ALICE RIVLIN is known as a "deficit hawk" for her serious efforts to get Congress to balance the budget. Laurence Meyer is respected for his accurate and detailed models of the economy. President Clinton has tapped these mainstream economists to bring their expertise to the Federal Reserve Board.

"Most people in the bond markets breathed a sigh of relief that we are getting this out of the way," says William Sullivan, a senior economist at Dean Witter Reynolds. He predicts both nominations will sail through the Republican-controlled Congress. Ms. Rivlin, who was nominated as vice chairman, would be the first woman in that job. Clinton renominated Fed chairman Alan Greenspan.

The nominations Thursday evening came after the GOP forced Mr. Clinton to back down on his first choice for the No. 2 post, New York investment banker Felix Rohatyn, who was deemed soft on inflation.

Inflation is under control, but the economy has also been slow. Gross domestic product, adjusted for inflation, barely grew in the last quarter of 1995, according to numbers released Friday.
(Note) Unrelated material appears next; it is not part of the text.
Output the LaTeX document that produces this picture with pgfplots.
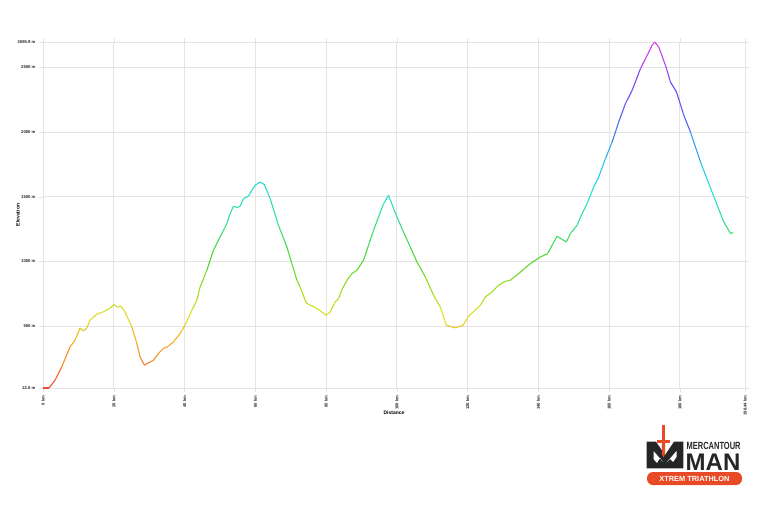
\documentclass[border=0pt]{standalone}
\usepackage{pgfplots}
\pgfplotsset{compat=1.18}
\usepackage{fontspec}
\setmainfont{Liberation Sans}
\definecolor{gridc}{RGB}{228,228,228}
\definecolor{mcorange}{RGB}{232,74,38}
\definecolor{mcdark}{RGB}{38,38,40}
\pgfplotsset{colormap={elev}{rgb255(0cm)=(235,70,55); rgb255(10cm)=(245,150,40); rgb255(21cm)=(225,225,35); rgb255(37cm)=(80,215,45); rgb255(55cm)=(40,225,200); rgb255(65cm)=(40,200,240); rgb255(75cm)=(70,110,245); rgb255(87cm)=(110,70,245); rgb255(100cm)=(230,60,235)}}
\begin{document}
\begin{tikzpicture}[x=1pt,y=1pt]
\path[use as bounding box] (0,0) rectangle (768,507);
\begin{axis}[
  at={(43pt,119pt)}, anchor=south west,
  scale only axis, width=702pt, height=346pt,
  xmin=0, xmax=198.44, ymin=22.8, ymax=2695.9,
  axis line style={gridc},
  grid=major, major grid style={gridc, line width=0.6pt},
  tick style={gridc},
  major tick length=4pt,
  tick align=outside,
  xtick={0,20,40,60,80,100,120,140,160,180,198.44},
  xticklabels={0 km,20 km,40 km,60 km,80 km,100 km,120 km,140 km,160 km,180 km,198.44 km},
  ytick={22.8,500,1000,1500,2000,2500,2695.9},
  yticklabels={22.8 m,500 m,1000 m,1500 m,2000 m,2500 m,2695.9 m},
  x tick label style={font=\fontsize{4.2}{5}\selectfont\bfseries, rotate=90, anchor=east, text=black!85},
  y tick label style={font=\fontsize{4.2}{5}\selectfont\bfseries, text=black!85},
  xlabel={Distance}, ylabel={Elevation},
  xlabel style={font=\fontsize{5}{6}\selectfont\bfseries, at={(axis description cs:0.5,-0.072)}, anchor=center},
  ylabel style={font=\fontsize{5}{6}\selectfont\bfseries, at={(axis description cs:-0.036,0.5)}, anchor=center, rotate=0},
  colormap name=elev,
  point meta min=22.8, point meta max=2695.9,
  clip=false,
]
\addplot[mesh, point meta=y, line width=1.1pt] coordinates {
(0,22.8) (1.7,22.8) (3.4,83) (5.29,186) (7.64,340) (9.05,392) (10.47,485) (11.40,464) (12.36,485)
(13.30,546) (15.19,593) (16.97,610) (18.95,639) (20.17,668) (21.02,647) (21.98,657) (23.20,610)
(25.09,495) (26.51,369) (27.44,263) (28.66,199) (29.79,217) (31.20,237) (32.62,289) (34.03,328)
(35.45,346) (36.86,379) (38.76,444) (40.17,508) (42.07,624) (43.48,701) (44.41,803) (46.31,932)
(48.18,1087) (50.07,1190) (51.97,1293) (52.90,1370) (53.83,1427) (54.80,1417) (55.73,1427)
(56.66,1486) (58.08,1504) (59.04,1550) (59.97,1589) (61.39,1614) (62.52,1596) (64.21,1486)
(66.56,1280) (68.94,1112) (70.35,984) (71.77,855) (72.70,803) (74.40,680) (77.43,637) (80.06,585)
(81.19,610) (82.60,688) (83.54,714) (84.50,783) (85.91,855) (87.33,907) (88.74,932) (89.67,971)
(90.61,1010) (92.02,1125) (93.44,1241) (94.85,1344) (96.27,1447) (97.68,1512) (99.10,1409)
(101.47,1254) (103.82,1112) (105.71,997) (108.06,881) (110.41,739) (112.31,649) (114.00,508)
(116.55,487) (118.73,508) (120.31,577) (123.62,662) (125.04,726) (126.93,765) (128.80,817)
(130.69,847) (132.11,855) (134.46,907) (137.77,984) (140.59,1035) (142.66,1061) (143.90,1125)
(145.31,1195) (147.95,1151) (149.08,1216) (150.97,1280) (152.39,1370) (153.80,1447) (155.67,1576)
(157.09,1653) (158.98,1795) (160.88,1923) (162.74,2078) (164.64,2220) (166.53,2322) (168.88,2490)
(170.30,2567) (172.19,2670) (172.9,2695.9) (174.07,2657) (175.95,2516) (177.37,2387) (179.07,2310)
(181.13,2130) (183.03,2000) (185.86,1769) (188.20,1602) (190.58,1435) (192.45,1306) (194.34,1216)
(195.1,1224)
};
\end{axis}
% logo
\begin{scope}
% M shape with mountains
\fill[mcdark] (646.7,65.3) -- (656,65.3) -- (665,52) -- (674,65.3) -- (683.3,65.3) -- (683.3,38.7) -- (646.7,38.7) -- cycle;
\fill[white] (653.5,56) -- (653.5,48) -- (657,44) -- (660,49) -- (663,45) -- cycle;
\fill[white] (676.5,56) -- (676.5,50) -- (673,45) -- (670,48) -- (667,45) -- cycle;
% sword
\fill[mcorange] (661.8,82) rectangle (665.2,72);
\fill[mcorange] (661,73.5) circle (0pt);
\fill[mcorange] (657,67.5) rectangle (670,64.5);
\fill[mcorange] (662,72) rectangle (665,67.5);
\fill[mcorange] (661.8,64.5) -- (665.2,64.5) -- (665.2,53) -- (663.5,49.5) -- (661.8,53) -- cycle;
\node[anchor=base west, inner sep=0, text=mcdark, xscale=0.72] at (686.5,57.8) {\fontsize{10.4}{10.4}\selectfont\bfseries MERCANTOUR};
\node[anchor=base west, inner sep=0, text=mcdark] at (685.5,37) {\fontsize{24}{24}\selectfont\bfseries MAN};
\fill[mcorange, rounded corners=6pt] (647,22) rectangle (742,35);
\node[inner sep=0, text=white] at (694.5,28.5) {\fontsize{7.4}{8}\selectfont\bfseries XTREM TRIATHLON};
\end{scope}
\end{tikzpicture}
\end{document}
GDP grew at a 0.9 percent annual rate in the quarter and only 2.1 percent for the whole year, the lowest since the 1991 recession.

With the soft economy, most economists expect the Fed - including its new members - will drop interest rates another quarter of a percentage point when the Federal Reserve Open Market Committee meets on March 26th. "I wouldn't object or be surprised," says Lyle Gramley, a former Fed governor now at the Mortgage Bankers Association.

Behind the low fourth-quarter GDP is nearly flat consumer spending. "American consumers remain income- and debt-restrained," says Bruce Steinberg, a Merrill Lynch & Co. economist.

Hampered by bad weather, "the first quarter [of 1996] is more likely closer to zero growth," says John Burgess, a managing director at Bankers Trust Company in New York.